October’s U.S. Consumer Price Index (CPI) inflation data was even softer than many observers had expected, with core inflation gaining just 0.3% month-over-month (m/m) versus consensus expectations of 0.5%. Pre-holiday retail discounting, a decline in used car prices, and a welcome easing in rental inflation were key drivers of the overall decline in CPI.
While we would caution against calling a peak in U.S. inflation, as we suspect some of the categories that were particularly weak in October will temporarily re-accelerate in the months ahead, the October data was a welcome sign that the central bank’s actions to date are starting to cool the economy. Consistent with this, October’s data likely solidifies the U.S. Federal Reserve’s resolve to slow its pace of policy rate hikes in December (see our recent blog post, “Fed Sets Up a Pause, Not a Pivot”). October’s CPI report also bolsters our confidence that the Fed will pause when rates enter a 4.5%–5% range, as we discussed in our latest Cyclical Outlook.

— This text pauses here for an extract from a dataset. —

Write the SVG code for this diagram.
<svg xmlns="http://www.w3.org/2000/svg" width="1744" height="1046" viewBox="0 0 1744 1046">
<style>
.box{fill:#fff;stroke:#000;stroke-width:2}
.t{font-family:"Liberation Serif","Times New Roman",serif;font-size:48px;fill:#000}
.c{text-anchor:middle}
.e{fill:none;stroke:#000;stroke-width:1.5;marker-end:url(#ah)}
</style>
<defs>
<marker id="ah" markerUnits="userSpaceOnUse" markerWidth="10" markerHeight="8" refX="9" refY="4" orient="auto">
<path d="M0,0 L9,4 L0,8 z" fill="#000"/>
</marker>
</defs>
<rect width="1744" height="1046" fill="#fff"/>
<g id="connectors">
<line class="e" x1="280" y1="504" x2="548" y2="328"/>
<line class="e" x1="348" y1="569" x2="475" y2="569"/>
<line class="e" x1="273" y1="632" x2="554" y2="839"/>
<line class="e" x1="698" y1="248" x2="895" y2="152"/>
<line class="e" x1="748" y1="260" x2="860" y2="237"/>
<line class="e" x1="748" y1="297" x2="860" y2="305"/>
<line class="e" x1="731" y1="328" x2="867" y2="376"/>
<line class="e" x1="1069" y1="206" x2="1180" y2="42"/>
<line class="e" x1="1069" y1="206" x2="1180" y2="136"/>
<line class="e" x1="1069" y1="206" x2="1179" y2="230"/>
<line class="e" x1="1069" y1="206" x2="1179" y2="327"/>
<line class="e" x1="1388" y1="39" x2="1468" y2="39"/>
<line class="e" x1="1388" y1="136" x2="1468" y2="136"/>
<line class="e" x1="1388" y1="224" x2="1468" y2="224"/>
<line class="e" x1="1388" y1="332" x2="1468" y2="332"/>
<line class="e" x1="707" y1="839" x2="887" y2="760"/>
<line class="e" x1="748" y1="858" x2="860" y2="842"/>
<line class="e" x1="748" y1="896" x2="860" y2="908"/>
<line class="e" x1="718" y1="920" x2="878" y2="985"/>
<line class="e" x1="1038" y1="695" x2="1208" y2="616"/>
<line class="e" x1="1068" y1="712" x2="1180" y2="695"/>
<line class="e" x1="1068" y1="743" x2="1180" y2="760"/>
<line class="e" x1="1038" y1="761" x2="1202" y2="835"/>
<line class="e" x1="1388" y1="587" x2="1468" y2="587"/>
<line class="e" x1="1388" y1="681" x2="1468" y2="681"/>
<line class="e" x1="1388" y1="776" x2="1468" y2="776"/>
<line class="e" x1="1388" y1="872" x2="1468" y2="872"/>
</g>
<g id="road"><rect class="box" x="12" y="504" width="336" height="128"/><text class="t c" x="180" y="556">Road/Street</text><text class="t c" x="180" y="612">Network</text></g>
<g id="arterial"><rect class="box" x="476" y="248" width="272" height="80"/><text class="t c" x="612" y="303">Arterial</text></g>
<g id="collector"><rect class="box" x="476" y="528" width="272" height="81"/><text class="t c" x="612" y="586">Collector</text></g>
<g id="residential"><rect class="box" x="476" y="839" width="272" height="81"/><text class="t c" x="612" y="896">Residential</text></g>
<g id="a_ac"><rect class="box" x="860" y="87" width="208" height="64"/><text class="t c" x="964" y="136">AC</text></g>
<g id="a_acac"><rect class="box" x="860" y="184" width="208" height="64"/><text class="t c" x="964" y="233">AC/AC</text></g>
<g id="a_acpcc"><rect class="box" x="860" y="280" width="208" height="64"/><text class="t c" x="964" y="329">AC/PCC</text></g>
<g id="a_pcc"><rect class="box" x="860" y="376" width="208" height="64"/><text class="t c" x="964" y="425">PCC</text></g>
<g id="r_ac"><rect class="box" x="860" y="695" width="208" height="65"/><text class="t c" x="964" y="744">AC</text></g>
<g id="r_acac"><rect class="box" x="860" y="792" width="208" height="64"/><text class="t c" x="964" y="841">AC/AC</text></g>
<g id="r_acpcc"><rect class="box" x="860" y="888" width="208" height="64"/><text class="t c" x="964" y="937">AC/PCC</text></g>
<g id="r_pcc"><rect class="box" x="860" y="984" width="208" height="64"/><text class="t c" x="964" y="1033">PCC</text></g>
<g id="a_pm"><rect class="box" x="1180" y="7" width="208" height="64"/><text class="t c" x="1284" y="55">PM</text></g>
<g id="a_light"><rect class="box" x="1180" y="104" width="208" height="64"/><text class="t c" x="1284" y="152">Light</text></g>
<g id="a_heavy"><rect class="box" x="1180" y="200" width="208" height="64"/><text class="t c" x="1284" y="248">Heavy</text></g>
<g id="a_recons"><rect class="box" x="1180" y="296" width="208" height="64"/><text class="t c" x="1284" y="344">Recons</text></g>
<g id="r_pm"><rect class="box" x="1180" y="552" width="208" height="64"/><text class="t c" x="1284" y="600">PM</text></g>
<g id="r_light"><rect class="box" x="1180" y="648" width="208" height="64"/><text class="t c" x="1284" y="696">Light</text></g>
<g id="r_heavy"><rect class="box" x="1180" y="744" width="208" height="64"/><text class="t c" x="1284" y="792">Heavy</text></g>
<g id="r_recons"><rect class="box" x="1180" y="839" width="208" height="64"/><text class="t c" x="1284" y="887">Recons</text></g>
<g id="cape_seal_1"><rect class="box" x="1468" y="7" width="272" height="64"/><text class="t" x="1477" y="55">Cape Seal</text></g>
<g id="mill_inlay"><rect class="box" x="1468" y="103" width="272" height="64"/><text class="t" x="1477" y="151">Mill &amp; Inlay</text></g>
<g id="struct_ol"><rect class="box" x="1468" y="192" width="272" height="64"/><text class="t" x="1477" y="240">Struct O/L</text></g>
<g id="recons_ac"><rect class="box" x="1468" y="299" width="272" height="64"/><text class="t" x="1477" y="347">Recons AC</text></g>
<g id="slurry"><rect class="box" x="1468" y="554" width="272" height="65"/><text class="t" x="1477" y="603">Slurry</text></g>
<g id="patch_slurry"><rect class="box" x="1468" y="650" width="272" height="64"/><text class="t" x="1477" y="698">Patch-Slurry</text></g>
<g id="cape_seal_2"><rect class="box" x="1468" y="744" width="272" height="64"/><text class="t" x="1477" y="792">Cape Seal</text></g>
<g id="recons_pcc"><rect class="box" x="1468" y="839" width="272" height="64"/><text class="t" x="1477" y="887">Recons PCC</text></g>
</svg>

October inflation report details: cars, retail goods, rent, health insurance
Most categories saw softer-than-expected inflation readings. Core goods prices were down 0.4% m/m, including in subcategories such as cars and furniture that tend to be more sensitive to interest rates. Services inflation also cooled to 0.5% m/m versus 0.8% m/m in September.

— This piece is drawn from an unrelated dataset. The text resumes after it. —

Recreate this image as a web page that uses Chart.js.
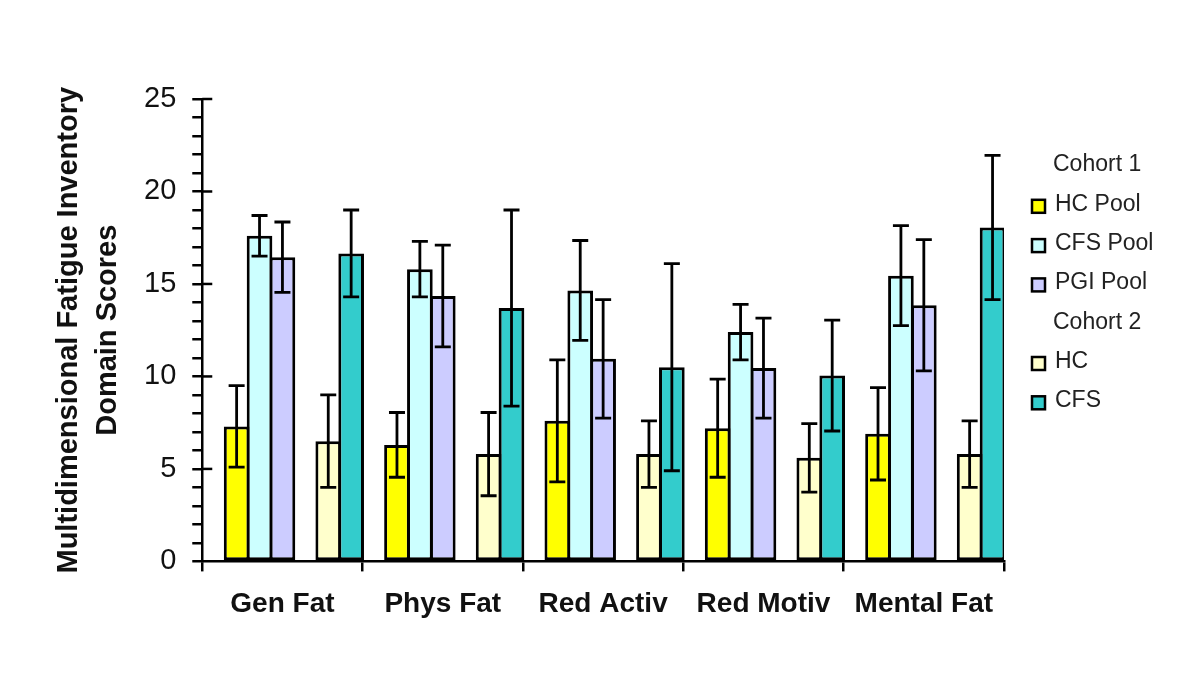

Core goods prices fell following price slashing across used car dealerships. Higher inventories and subdued rental car company buying had contributed to wholesale price declines in prior months; however, it wasn’t until October that dealers more fully passed on these declines to consumers. While this is good news for overall inflation, we believe used car prices may re-accelerate in the months ahead as relatively price-insensitive demand and auto damages from Hurricane Ian temporarily boost prices before they decline once again.

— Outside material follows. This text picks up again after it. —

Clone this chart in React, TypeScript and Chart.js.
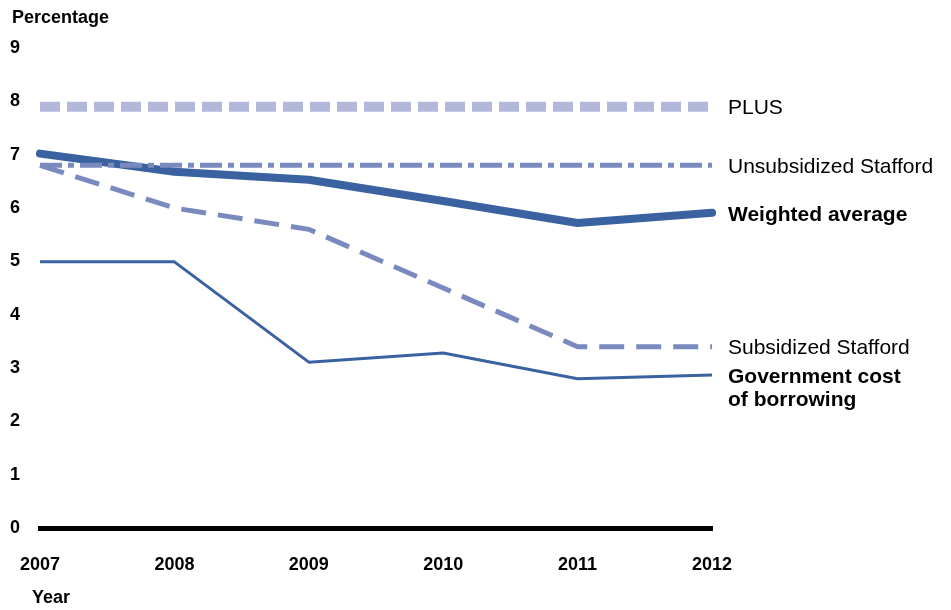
import React, { useEffect, useRef } from "react";
import { Chart, registerables } from "chart.js";

Chart.register(...registerables);

const years = ["2007", "2008", "2009", "2010", "2011", "2012"];
const plus = [7.9, 7.9, 7.9, 7.9, 7.9, 7.9];
const unsubsidized = [6.8, 6.8, 6.8, 6.8, 6.8, 6.8];
const weightedAverage = [7.02, 6.68, 6.53, 6.13, 5.72, 5.91];
const subsidized = [6.8, 6.0, 5.6, 4.5, 3.4, 3.4];
const govCost = [4.99, 4.99, 3.11, 3.28, 2.8, 2.87];

const yTicks = [0, 1, 2, 3, 4, 5, 6, 7, 8, 9];
const yTitle = "Percentage";
const xTitle = "Year";

const FONT = "'Liberation Sans', Arial, Helvetica, sans-serif";

type LabelSpec = { lines: string[]; bold: boolean };
const seriesLabels: LabelSpec[] = [
  { lines: ["Government cost", "of borrowing"], bold: true },
  { lines: ["Subsidized Stafford"], bold: false },
  { lines: ["PLUS"], bold: false },
  { lines: ["Unsubsidized Stafford"], bold: false },
  { lines: ["Weighted average"], bold: true },
];

const labelPlugin = {
  id: "sideLabels",
  afterDraw(chart: any) {
    const ctx = chart.ctx;
    const area = chart.chartArea;
    ctx.save();
    ctx.fillStyle = "#000";
    ctx.textBaseline = "middle";
    ctx.textAlign = "left";
    chart.data.datasets.forEach((ds: any, i: number) => {
      const meta = chart.getDatasetMeta(i);
      const pt = meta.data[meta.data.length - 1];
      const spec = seriesLabels[i];
      if (!pt || !spec) return;
      ctx.font = `${spec.bold ? "bold " : ""}21px ${FONT}`;
      spec.lines.forEach((line, k) => {
        ctx.fillText(line, area.right + 16, pt.y + 2 + k * 23);
      });
    });
    ctx.font = `bold 18px ${FONT}`;
    ctx.fillText(yTitle, 12, 18);
    ctx.fillText(xTitle, 32, 598);
    ctx.restore();
  },
};

export default function App() {
  const ref = useRef<HTMLCanvasElement | null>(null);
  useEffect(() => {
    if (!ref.current) return;
    const light = "#b3b8db";
    const mid = "#7a8abf";
    const dark = "#3a62a1";
    const chart = new Chart(ref.current, {
      type: "line",
      data: {
        labels: years,
        datasets: [
          {
            data: govCost,
            borderColor: dark,
            borderWidth: 3,
            pointRadius: 0,
            tension: 0,
            borderJoinStyle: "round",
          },
          {
            data: subsidized,
            borderColor: mid,
            borderWidth: 5,
            borderDash: [25, 12],
            pointRadius: 0,
            tension: 0,
          },
          {
            data: plus,
            borderColor: light,
            borderWidth: 10,
            borderDash: [20, 7],
            pointRadius: 0,
            tension: 0,
          },
          {
            data: unsubsidized,
            borderColor: mid,
            borderWidth: 5,
            borderDash: [22, 6, 6, 6],
            pointRadius: 0,
            tension: 0,
          },
          {
            data: weightedAverage,
            borderColor: dark,
            borderWidth: 8,
            borderCapStyle: "round",
            borderJoinStyle: "round",
            pointRadius: 0,
            tension: 0,
          },
        ],
      },
      options: {
        animation: false,
        responsive: false,
        layout: { padding: { top: 48, right: 239, left: 0, bottom: 0 } },
        plugins: {
          legend: { display: false },
          tooltip: { enabled: false },
          title: { display: false },
        },
        scales: {
          x: {
            offset: false,
            grid: { display: false, drawTicks: true, tickLength: 26 },
            border: { display: true, color: "#000", width: 5 },
            ticks: {
              color: "#000",
              font: { family: FONT, size: 18, weight: "bold" },
              padding: 0,
              maxRotation: 0,
              autoSkip: false,
            },
            afterFit(scale: any) {
              scale.height = 82;
            },
          },
          y: {
            min: 0,
            max: 9,
            grid: { display: false, drawTicks: false },
            border: { display: false },
            afterBuildTicks(scale: any) {
              scale.ticks = yTicks.map((v) => ({ value: v }));
            },
            ticks: {
              color: "#000",
              font: { family: FONT, size: 18, weight: "bold" },
              padding: 20,
            },
            afterFit(scale: any) {
              scale.width = 40;
            },
          },
        },
      },
      plugins: [labelPlugin],
    });
    return () => chart.destroy();
  }, []);
  return (
    <div style={{ position: "absolute", left: 0, top: 0, width: 951, height: 610, background: "#fff" }}>
      <canvas ref={ref} width={951} height={610} />
    </div>
  );
}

Meanwhile, early holiday discounting from several major retailers contributed to flat retail goods prices overall, and notable declines across household goods (notably furniture, which tends to be sensitive to interest rates) and apparel. We had been expecting to see goods price discounts at some point after inventory-to-sales ratios recovered and as other input costs, including shipping and logistics costs, eased earlier this year. However, this is the first month that CPI data reflected outright price declines across these categories.